Album Review: Foreign Exchange – Leave it All Behind

Foreign Exchange
Leave It All Behind

Netherlands producer Nicolay, and MC, Phonte one half of Little Brother have come together for their second Foreign Exchange effort entitled Leave it All Behind. With Nicolay moving to North Carolina where Phonte is from and still resides, one would think studio sessions as opposed to the Internet and file sharing that occurred while Nicolay was stationed in the Netherlands would be more frequent. Wrong, the combo figured if it worked, why fix it? As well, with our current economic state where gas is $4.00 per/gallon even though they’re in the same state, money is money.
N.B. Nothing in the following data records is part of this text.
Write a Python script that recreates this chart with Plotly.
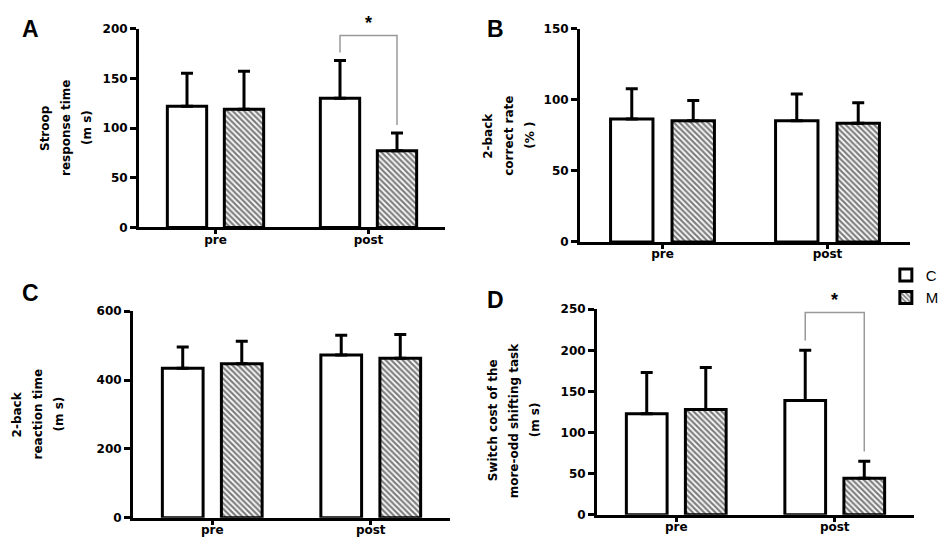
import plotly.graph_objects as go

# groups on the x axis
categories = ['pre', 'post']
groups = ['C', 'M']

# panel A : Stroop response time (mean, upper SD)
stroop_C = [122, 130]
stroop_C_sd = [33, 38]
stroop_M = [119, 77]
stroop_M_sd = [38, 18]

# panel B : 2-back correct rate
rate_C = [86.4, 85.3]
rate_C_sd = [21.3, 18.7]
rate_M = [85.3, 83.5]
rate_M_sd = [14.2, 14.4]

# panel C : 2-back reaction time
rt_C = [434, 473]
rt_C_sd = [62, 57]
rt_M = [447, 463]
rt_M_sd = [66, 69]

# panel D : switch cost
switch_C = [123, 139]
switch_C_sd = [50, 61]
switch_M = [128, 44.5]
switch_M_sd = [51, 20.5]

# significance brackets (bracket level, left end, right end)
sig_A = [193, 176, 103]
sig_D = [246, 212, 77]

FONT = 'Liberation Sans'
TICKFONT = 'DejaVu Sans'
BARGAP = 0.255
GROUPGAP = 0.31

panels = [
  dict(letter='A', c=stroop_C, csd=stroop_C_sd, m=stroop_M, msd=stroop_M_sd,
       rng=[0, 200], dtick=50, title=['Stroop', 'response time', '(m s)'],
       xd=[131/948, 437/948], yd=[1-218/544, 1-14/544],
       tx=37, ty=116, lx=22, ly=14, sig=sig_A),
  dict(letter='B', c=rate_C, csd=rate_C_sd, m=rate_M, msd=rate_M_sd,
       rng=[0, 150], dtick=50, title=['2-back', 'correct rate', '(% )'],
       xd=[572/948, 902/948], yd=[1-233/544, 1-14/544],
       tx=480, ty=124, lx=487, ly=14, sig=None),
  dict(letter='C', c=rt_C, csd=rt_C_sd, m=rt_M, msd=rt_M_sd,
       rng=[0, 600], dtick=200, title=['2-back', 'reaction time', '(m s)'],
       xd=[125/948, 442/948], yd=[1-516/544, 1-304/544],
       tx=9, ty=410, lx=22, ly=285, sig=None),
  dict(letter='D', c=switch_C, csd=switch_C_sd, m=switch_M, msd=switch_M_sd,
       rng=[0, 250], dtick=50, title=['Switch cost of the', 'more-odd shifting task', '(m s)'],
       xd=[589/948, 906/948], yd=[1-513/544, 1-302/544],
       tx=485, ty=416, lx=487, ly=293, sig=sig_D),
]

fig = go.Figure()
annotations = []
shapes = []

# half the distance between the two bars of a group, in category units
half_off = (1 - BARGAP) / 4

for i, p in enumerate(panels):
  n = '' if i == 0 else str(i + 1)
  xr, yr = 'x' + n, 'y' + n

  fig.add_trace(go.Bar(x=[0, 1], y=p['c'], name='C', xaxis=xr, yaxis=yr,
                       marker=dict(color='white', line=dict(color='black', width=3)),
                       error_y=dict(type='data', symmetric=False, array=p['csd'],
                                    arrayminus=[0, 0], color='black', thickness=3, width=6),
                       showlegend=(i == 0), offsetgroup='C'))
  fig.add_trace(go.Bar(x=[0, 1], y=p['m'], name='M', xaxis=xr, yaxis=yr,
                       marker=dict(color='white', line=dict(color='black', width=3),
                                   pattern=dict(shape='\\', fgcolor='black', bgcolor='white',
                                                size=4, solidity=0.55)),
                       error_y=dict(type='data', symmetric=False, array=p['msd'],
                                    arrayminus=[0, 0], color='black', thickness=3, width=6),
                       showlegend=(i == 0), offsetgroup='M'))

  fig.update_layout(**{
    'xaxis' + n: dict(domain=p['xd'], anchor=yr, range=[-0.5, 1.5],
                      tickvals=[0, 1], ticktext=categories,
                      showline=True, linecolor='black', linewidth=3,
                      ticks='outside', ticklen=4, tickwidth=3, tickcolor='black',
                      ticklabelstandoff=-5,
                      showgrid=False, zeroline=False,
                      tickfont=dict(family=TICKFONT, size=12, color='black', weight='bold')),
    'yaxis' + n: dict(domain=p['yd'], anchor=xr, range=p['rng'], dtick=p['dtick'],
                      showline=True, linecolor='black', linewidth=3,
                      ticks='outside', ticklen=6, tickwidth=3, tickcolor='black',
                      showgrid=False, zeroline=False,
                      tickfont=dict(family=TICKFONT, size=12, color='black', weight='bold')),
  })

  # y axis title, one annotation per line
  for k, line in enumerate(p['title']):
    annotations.append(dict(text=line, x=(p['tx'] + 21*k)/948, y=1-p['ty']/544,
                            xref='paper', yref='paper', xanchor='center', yanchor='middle',
                            textangle=-90, showarrow=False,
                            font=dict(family=TICKFONT, size=12, color='black', weight='bold')))
  # panel letter
  annotations.append(dict(text=p['letter'], x=p['lx']/948, y=1-p['ly']/544,
                          xref='paper', yref='paper', xanchor='center', yanchor='middle',
                          showarrow=False,
                          font=dict(family=FONT, size=23, color='black', weight='bold')))

  # significance bracket
  if p['sig'] is not None:
    lvl, left, right = p['sig']
    x0, x1 = 1 - half_off, 1 + half_off
    shapes.append(dict(type='path', xref=xr, yref=yr,
                       path='M %f,%f L %f,%f L %f,%f L %f,%f' % (x0, left, x0, lvl, x1, lvl, x1, right),
                       line=dict(color='#999999', width=1.5)))
    annotations.append(dict(text='*', x=1, y=lvl, xref=xr, yref=yr,
                            xanchor='center', yanchor='bottom',
                            showarrow=False, yshift=1,
                            font=dict(family=FONT, size=18, color='black', weight='bold')))

fig.update_layout(
  width=948, height=544,
  margin=dict(l=0, r=0, t=0, b=0),
  paper_bgcolor='white', plot_bgcolor='white',
  barmode='group', bargap=BARGAP, bargroupgap=GROUPGAP,
  annotations=annotations, shapes=shapes,
  legend=dict(x=0.926, y=0.54, xanchor='left', yanchor='top',
              font=dict(family=FONT, size=15, color='black'),
              tracegroupgap=0, bgcolor='rgba(0,0,0,0)'),
)

fig.write_html('out.html')
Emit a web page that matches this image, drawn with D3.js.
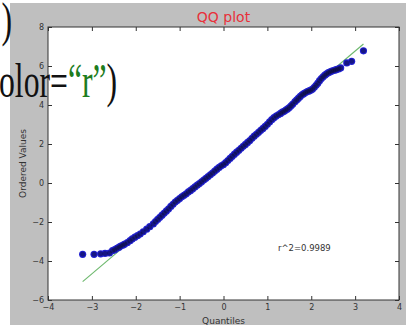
<!DOCTYPE html>
<html>
<head>
<meta charset="utf-8">
<script src="https://cdn.jsdelivr.net/npm/d3@7"></script>
<style>
  html, body { margin: 0; padding: 0; background: #fff; }
  svg { display: block; }
</style>
</head>
<body>
<svg id="chart" width="406" height="325"></svg>
<script>
// ---- data ----
const title = "QQ plot";
const xLabel = "Quantiles";
const yLabel = "Ordered Values";
const rSquaredText = "r^2=0.9989";
const rSquaredPos = [1.24, -3.5];

const xTicks = [-4, -3, -2, -1, 0, 1, 2, 3, 4];
const yTicks = [-6, -4, -2, 0, 2, 4, 6, 8];

// theoretical quantiles (x) and ordered sample values (y)
const quantiles = [
  -3.21, -2.95, -2.80, -2.70, -2.60, -2.53, -2.48, -2.43, -2.38, -2.34,
  -2.29, -2.25, -2.19, -2.13, -2.08, -2.02, -1.96, -1.90, -1.83, -1.75,
  -1.68, -1.60, -1.55, -1.50, -1.45, -1.40, -1.35, -1.30, -1.25, -1.20,
  -1.15, -1.10, -1.05, -1.00, -0.95, -0.90, -0.85, -0.80, -0.75, -0.70,
  -0.65, -0.60, -0.55, -0.50, -0.45, -0.40, -0.35, -0.30, -0.25, -0.20,
  -0.15, -0.10, -0.05, 0.00, 0.05, 0.10, 0.15, 0.20, 0.25, 0.30,
  0.35, 0.40, 0.45, 0.50, 0.55, 0.60, 0.65, 0.70, 0.75, 0.80,
  0.85, 0.90, 0.95, 1.00, 1.05, 1.10, 1.15, 1.20, 1.25, 1.30,
  1.34, 1.38, 1.42, 1.46, 1.50, 1.54, 1.58, 1.63, 1.67, 1.71,
  1.75, 1.79, 1.83, 1.87, 1.91, 1.95, 1.99, 2.03, 2.07, 2.11,
  2.15, 2.19, 2.23, 2.27, 2.31, 2.35, 2.39, 2.43, 2.47, 2.51,
  2.55, 2.59, 2.63, 2.67, 2.81, 2.92, 3.19
];
const orderedValues = [
  -3.66, -3.66, -3.63, -3.61, -3.59, -3.47, -3.42, -3.35, -3.29, -3.23,
  -3.18, -3.13, -3.05, -2.96, -2.87, -2.78, -2.70, -2.62, -2.50, -2.37,
  -2.24, -2.10, -1.98, -1.87, -1.76, -1.65, -1.54, -1.43, -1.32, -1.20,
  -1.09, -0.98, -0.89, -0.80, -0.71, -0.63, -0.55, -0.46, -0.38, -0.29,
  -0.20, -0.11, -0.03, 0.06, 0.15, 0.24, 0.33, 0.42, 0.51, 0.61,
  0.71, 0.80, 0.88, 0.95, 1.04, 1.15, 1.26, 1.37, 1.48, 1.58,
  1.68, 1.78, 1.88, 1.98, 2.08, 2.18, 2.29, 2.40, 2.50, 2.60,
  2.70, 2.80, 2.90, 3.01, 3.13, 3.25, 3.35, 3.43, 3.50, 3.57,
  3.63, 3.68, 3.74, 3.80, 3.87, 3.96, 4.05, 4.17, 4.26, 4.35,
  4.44, 4.52, 4.58, 4.64, 4.69, 4.72, 4.76, 4.82, 4.91, 5.01,
  5.12, 5.25, 5.36, 5.45, 5.53, 5.60, 5.66, 5.70, 5.74, 5.77,
  5.80, 5.83, 5.86, 5.90, 6.16, 6.24, 6.78
];

// least-squares fit line endpoints
const fitX = [-3.21, 3.19];
const fitY = [-5.06, 7.13];

// ---- drawing ----
const svg = d3.select("#chart");
const W = 406, H = 325;

// gray figure background (screenshot frame)
svg.append("rect").attr("x", 10).attr("y", 3).attr("width", W - 10).attr("height", H - 3)
  .attr("fill", "#bfbfbf");

const plot = { left: 48, right: 399, top: 27, bottom: 300 };
const x = d3.scaleLinear().domain([-4, 4]).range([plot.left, plot.right]);
const y = d3.scaleLinear().domain([-6, 8]).range([plot.bottom, plot.top]);

svg.append("rect").attr("x", plot.left).attr("y", plot.top)
  .attr("width", plot.right - plot.left).attr("height", plot.bottom - plot.top)
  .attr("fill", "#fff");

const tickFont = "'DejaVu Sans', sans-serif";

function styleAxis(g, showLabels) {
  g.selectAll(".domain").remove();
  g.selectAll(".tick line").attr("stroke", "#333").attr("stroke-width", 1);
  g.selectAll(".tick text").attr("fill", "#333").attr("font-size", 8)
    .attr("font-family", tickFont);
  if (!showLabels) g.selectAll(".tick text").remove();
}

svg.append("g").attr("transform", `translate(0,${plot.bottom})`)
  .call(d3.axisBottom(x).tickValues(xTicks).tickSizeInner(-4).tickSizeOuter(0).tickPadding(4))
  .call(g => styleAxis(g, true));
svg.append("g").attr("transform", `translate(0,${plot.top})`)
  .call(d3.axisTop(x).tickValues(xTicks).tickSizeInner(-4).tickSizeOuter(0))
  .call(g => styleAxis(g, false));
svg.append("g").attr("transform", `translate(${plot.left},0)`)
  .call(d3.axisLeft(y).tickValues(yTicks).tickSizeInner(-4).tickSizeOuter(0).tickPadding(4))
  .call(g => styleAxis(g, true));
svg.append("g").attr("transform", `translate(${plot.right},0)`)
  .call(d3.axisRight(y).tickValues(yTicks).tickSizeInner(-4).tickSizeOuter(0))
  .call(g => styleAxis(g, false));

// fit line (under the markers)
svg.append("line")
  .attr("x1", x(fitX[0])).attr("y1", y(fitY[0]))
  .attr("x2", x(fitX[1])).attr("y2", y(fitY[1]))
  .attr("stroke", "#6cb86c").attr("stroke-width", 1.1);

// points: blue markers, with dark cores where they pile up
const pts = quantiles.map((q, i) => ({ q, v: orderedValues[i] }));
svg.append("g").selectAll("circle").data(pts).join("circle")
  .attr("cx", d => x(d.q)).attr("cy", d => y(d.v)).attr("r", 3.6)
  .attr("fill", "#2020d0");
svg.append("g").selectAll("circle").data(pts).join("circle")
  .attr("cx", d => x(d.q)).attr("cy", d => y(d.v)).attr("r", 2.5)
  .attr("fill", "#0a0c28").attr("fill-opacity", 0.45);

// frame
svg.append("rect").attr("x", plot.left).attr("y", plot.top)
  .attr("width", plot.right - plot.left).attr("height", plot.bottom - plot.top)
  .attr("fill", "none").attr("stroke", "#333").attr("stroke-width", 1);

// r^2 annotation
svg.append("text").attr("x", x(rSquaredPos[0])).attr("y", y(rSquaredPos[1]))
  .attr("font-family", tickFont).attr("font-size", 8.5).attr("fill", "#333")
  .text(rSquaredText);

// title and axis labels
svg.append("text").attr("x", (plot.left + plot.right) / 2).attr("y", 22)
  .attr("text-anchor", "middle").attr("font-family", tickFont).attr("font-size", 14)
  .attr("fill", "#e8303a").text(title);
svg.append("text").attr("x", (plot.left + plot.right) / 2).attr("y", 324)
  .attr("text-anchor", "middle").attr("font-family", tickFont).attr("font-size", 9)
  .attr("fill", "#333").text(xLabel);
svg.append("text")
  .attr("transform", `translate(26,${(plot.top + plot.bottom) / 2}) rotate(-90)`)
  .attr("text-anchor", "middle").attr("font-family", tickFont).attr("font-size", 9)
  .attr("fill", "#333").text(yLabel);

// slide text overlapping the screenshot
const serif = "'Liberation Serif', 'Times New Roman', serif";
svg.append("text").attr("transform", "translate(12,36) scale(0.66,1)")
  .attr("text-anchor", "end").attr("font-family", serif).attr("font-size", 48)
  .attr("fill", "#111").text(")");
const t = svg.append("text").attr("transform", "translate(-1,97) scale(0.66,1)")
  .attr("font-family", serif).attr("font-size", 48).attr("fill", "#111");
t.append("tspan").text("olor=");
t.append("tspan").attr("fill", "#1e7d1e").text("\u201Cr\u201D");
t.append("tspan").text(")");
</script>
</body>
</html>
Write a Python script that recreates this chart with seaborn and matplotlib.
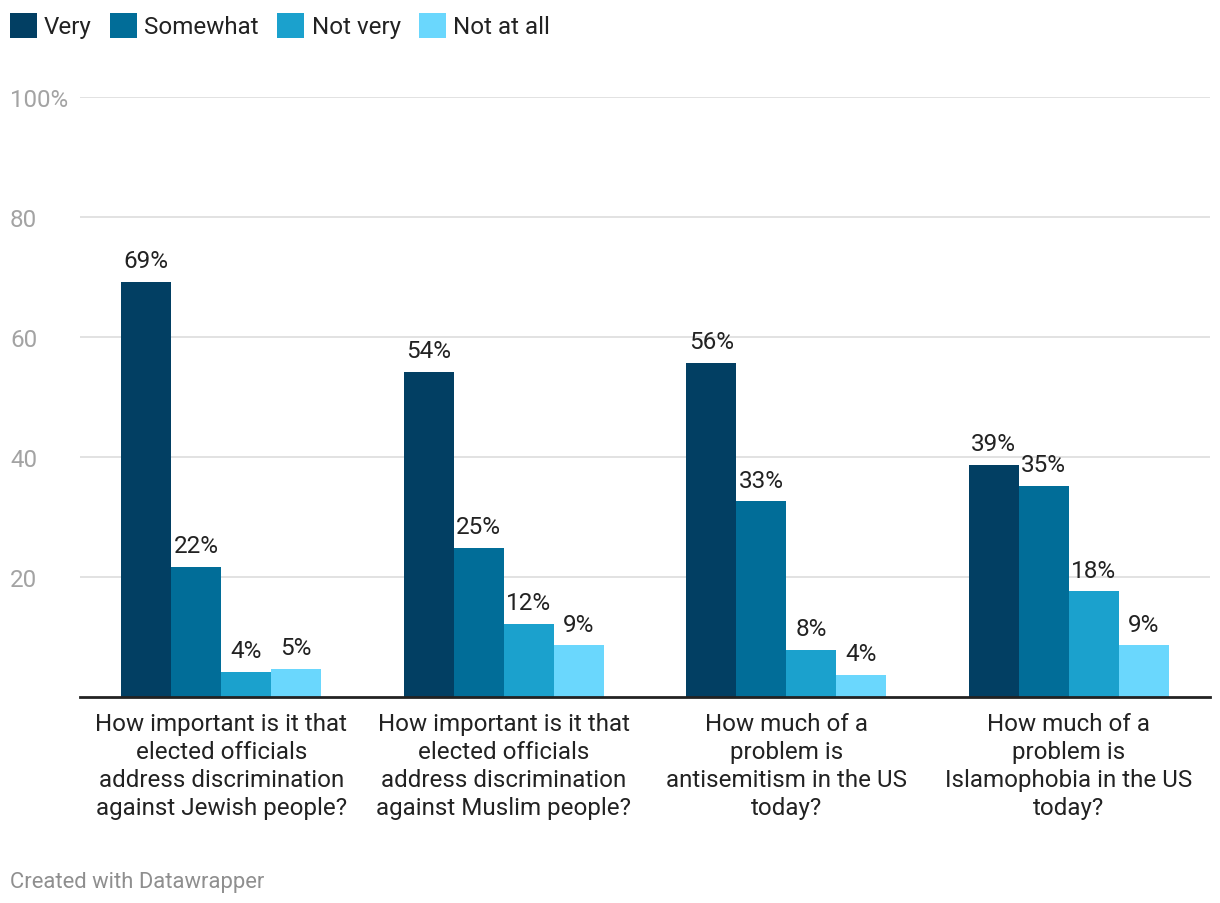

Lyrically we were all privy to Phonte’s singing qualifications on the first FE album in addition to the sample we received on the first LB album the Listening, and in this day in age where Andre3000, Pharrell, and as of recent Kanye West have flirted with expanding their lyricism to carry a melodic tune this is one of the best experiments from the aforementioned group of artists. Phonte delivers real time stories that everyone has or will experience and can relate to, the disturbing reality is since the disappearing acts of D’Angelo and until recently Maxwell there hasn’t been act[s] besides the usual suspects that have written vivid experiences of life and love. You won’t hear Tigallo talking about buying a drink or getting someone is his ride but you will hear stories with a clear, distinct and fresh Nicolay sound that is in the same vein as the debut FE album. Since his solo efforts and producing for other artists Nicolay meshes perfectly with the North Carolinian and they sound as if they’ve done this before.

FE also reintroduces the world to Washington, DC’s own Muhsinah, who was heavily featured on the album, if you don’t know her, she was recently on tour with Common as a background artist and singer and she has her own EP entitled Daybreak and she proves to play the perfect supporting role on tracks like “House of Cards” and “Daykeeper.” Overall, Leave it All Behind is more than an experiment but a work that stretches the possibilities of good music and makes people forget about the purpose of genres.